Conflict >< Falcon wants everything to stay the same; Sabryna needs Falcon to be more than she is and accept her responsibilities.

That works, I have emotional change and a conflict. I also impart a lot of plot relevant information in the wrestling with the conflict. It's a scene I can probably leave alone other than to punch up verbs and tighten the prose.

What about a "darling" that I need to cut then?

"Coffee Clach" with Leesan and Iestyn
Location: Interior castle kitchen
Falcon catches up with her foster mother and best friend, and learns more about Mordent.

Emotional Beat: +/+  Falcon starts content and ends up curious.

Conflict: Ahm, I don't have one. Lessan wants the veggies cut up, Falcon and Iestyn do that. Leesan and Iestyn want to hear information about Falcon's trip, she tells them.

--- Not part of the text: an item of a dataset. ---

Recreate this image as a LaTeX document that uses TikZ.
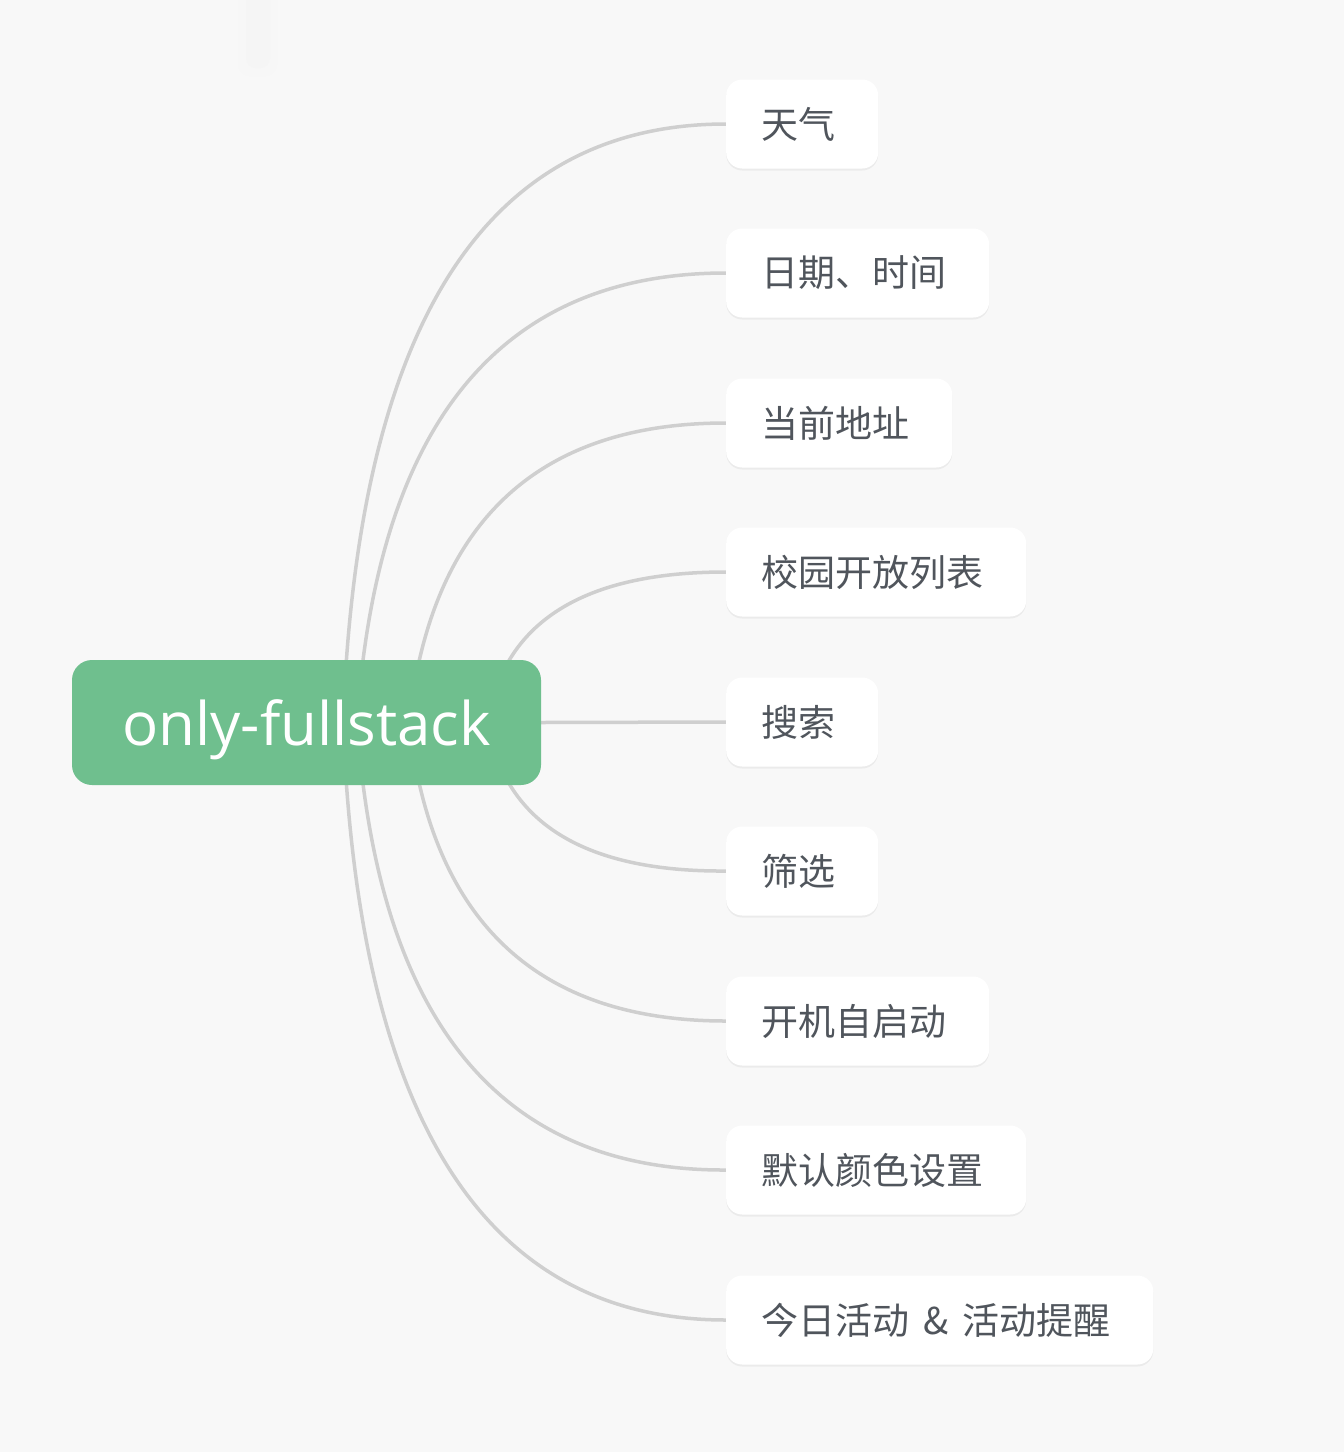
\documentclass[tikz,border=0pt]{standalone}
\usepackage{fontspec}
\setmainfont{Open Sans}
\newfontfamily\cjk{Noto Sans CJK SC}
\usetikzlibrary{backgrounds,shadows}
\definecolor{bgc}{HTML}{F8F8F8}
\definecolor{linec}{HTML}{CFCFCF}
\definecolor{rootc}{HTML}{6FBF8E}
\definecolor{txtc}{HTML}{50555C}
\tikzset{
  rootbox/.style={fill=rootc, rounded corners=20pt, minimum width=469pt, minimum height=125pt,
    text=white, font=\fontsize{60}{60}\selectfont, inner sep=0pt},
  leafbox/.style={fill=white, rounded corners=16pt, anchor=west, minimum height=89pt,
    inner xsep=35pt, inner ysep=0pt, text=txtc, font=\cjk\fontsize{37}{37}\selectfont,
    execute at end node={\hspace{8pt}},
    drop shadow={shadow xshift=0pt, shadow yshift=-2pt, opacity=0.05, fill=black}},
  branch/.style={draw=linec, line width=3.5pt},
}
\begin{document}
\begin{tikzpicture}[x=1pt,y=-1pt]
\useasboundingbox (0,0) rectangle (1344,1452);
% nodes
\node[rootbox] (root) at (306.5,722.5) {\raisebox{-7pt}[\height][\depth]{only-fullstack}};
\node[leafbox] (c1) at (726,124) {天气};
\node[leafbox] (c2) at (726,273) {日期、时间};
\node[leafbox] (c3) at (726,423) {当前地址};
\node[leafbox] (c4) at (726,572) {校园开放列表};
\node[leafbox] (c5) at (726,722) {搜索};
\node[leafbox] (c6) at (726,871) {筛选};
\node[leafbox] (c7) at (726,1021) {开机自启动};
\node[leafbox] (c8) at (726,1170) {默认颜色设置};
\node[leafbox] (c9) at (726,1320) {今日活动\hspace{14pt}\&\hspace{14pt}活动提醒};
% start points of branches (hidden under the root)
\coordinate (s1) at (343,722);
\coordinate (s2) at (357,722);
\coordinate (s3) at (409,722);
\coordinate (s4) at (487.5,722);
\begin{scope}[on background layer]
  \fill[bgc] (0,0) rectangle (1344,1452);
  \fill[black!3, rounded corners=12pt] (238,-20) rectangle (277,76);
  \fill[black!4, rounded corners=10pt] (246,-20) rectangle (270,68);
  \draw[branch] (s1) .. controls (358.3,323.3) and (486,124) .. (c1.west);
  \draw[branch] (s2) .. controls (377.7,422.7) and (500.7,273) .. (c2.west);
  \draw[branch] (s3) .. controls (431.3,522.7) and (537,423) .. (c3.west);
  \draw[branch] (s4) .. controls (503.8,622) and (583.3,572) .. (c4.west);
  \draw[branch] (root.east) -- (c5.west);
  \draw[branch] (s4) .. controls (503.8,822) and (583.3,872) .. (c6.west);
  \draw[branch] (s3) .. controls (431.3,921.3) and (537,1021) .. (c7.west);
  \draw[branch] (s2) .. controls (377.7,1021.3) and (500.7,1171) .. (c8.west);
  \draw[branch] (s1) .. controls (358.3,1120.7) and (486,1320) .. (c9.west);
\end{scope}
\end{tikzpicture}
\end{document}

Falcon wants to catch up on Court politics and they tell her. Everyone gets along too well.

Yawn.

So while there is needed information here and I love the relationship between the three of them. I can do a quick two or three line recap of the information needed in the next scene. This is a darling, not a required beat. It needs to go or it needs a major rewrite.

Anyway, that's my new take on editing. I'll let you know how the process works for me.

2 comments:

Unknown said...

Thanks Nancy. I pick up useful points, approaches, and FFT even though I didn't have the benefits of those classes.

Unknown said...

Glad it helped you, Don. Thanks for stopping by.